Separation of the lapse rate and the cold point tropopauses in the tropics and the resulting impact on cloud top‐tropopause relationships

Four years of temperature profiles from Constellation Observing System for Meteorology, Ionosphere, and Climate GPS satellite retrievals are used to examine the difference between the World Meteorological Organization lapse rate definition and the cold point definition of the tropopause in the tropics. The separation between the cold point tropopause (CPT) and lapse rate tropopause (LRT) heights is quantified in seasonal averages and with the frequency of occurrence. In seasonal averages, small separations, <0.5 km, are found in the deep tropics, increasing to ~1 km toward higher latitudes and maximizing at ~1.5 km near the jet streams. The seasonal average separations show significant longitudinal structures in the December‐January‐February (DJF) and June‐July‐August (JJA) seasons.
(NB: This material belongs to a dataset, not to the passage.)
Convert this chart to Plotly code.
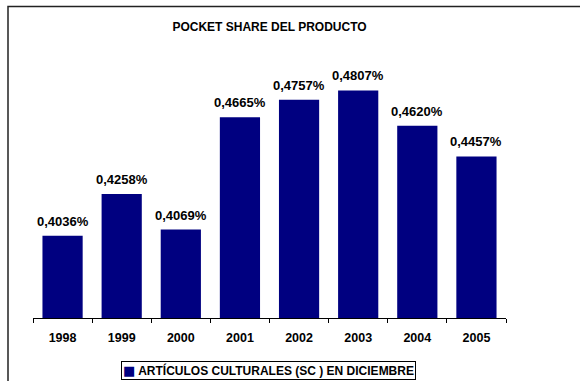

Case studies indicate that breaking Rossby waves and their effects extending into the equatorial region are responsible for the longitudinal structure in the DJF season. The seasonal average CPT‐LRT separation therefore identifies the regions of the tropical upper troposphere‐lower stratosphere that are controlled by extratropical forcing. Examination of individual profiles shows that a small yet significant fraction (~12%) of temperature profiles has CPT‐LRT separations of 1 km or larger in the region of small seasonal average separation. These large separations are produced by wave perturbations of the upper tropospheric temperature structure. The impact of tropopause separation on the cloud top‐tropopause relationship is examined using colocated CALIPSO cloud top data. We find that the frequency of clouds above the tropopause is reduced by approximately 50% if the CPT is used instead of LRT. The occurrence of clouds above the CPT is nevertheless significant, especially over the western Pacific in the DJF season and over the Asian monsoon region in the JJA season.